Validation of Short Interfering RNA Knockdowns by Quantitative Real-Time PCR

RNA interference (RNAi) is a natural mechanism, that is triggered by the introduction of double-stranded RNA into a cell. The long double-stranded RNA is then processed into short interfering RNA (siRNA) that mediates sequence-specific degradation of homologous transcripts. This phenomenon can be exploited to experimentally trigger RNAi and downregulate gene expression by transfecting mammalian cells with synthetic siRNA. Thus, siRNAs can be designed to specifically silence the expression of genes bearing a particular target sequence. In this chapter, we present methods and procedures for alidating the effects of siRNA-based gene silencing on target gene expression.
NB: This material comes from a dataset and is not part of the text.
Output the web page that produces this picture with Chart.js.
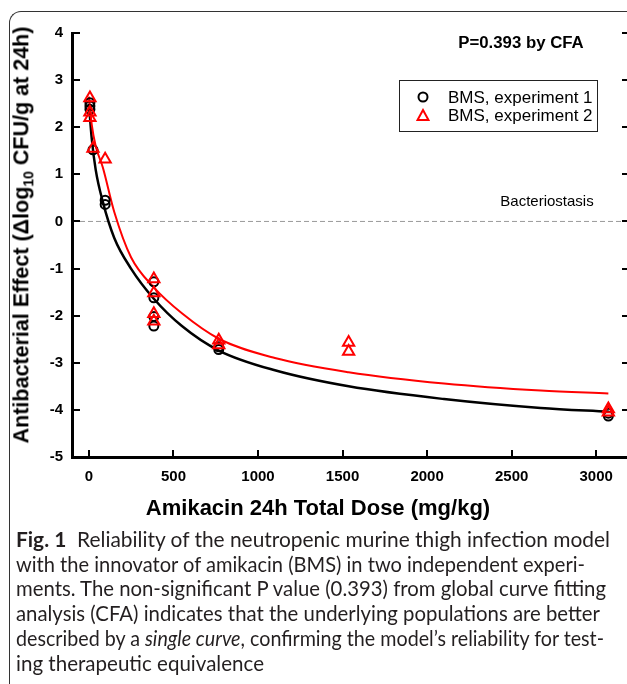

To illustrate our approach, we use examples from our analysis of a Cancer Gene Library of 278 siRNAs targeting 139 classic oncogenes and tumor suppressor genes (Qiagen Inc., Germantown, MD). Specifically, this library was used for high-throughput RNAi phenotype analysis followed by gene expression analysis to validate gene silencing for siRNA that produced a phenotype. Methods and protocols are presented that illustrate how sequence-specific gene silencing of effective siRNAs are analyzed and validated by quantitative real-time PCR assays to measure the extent of target gene silencing, as well as effects on various gene expression end points.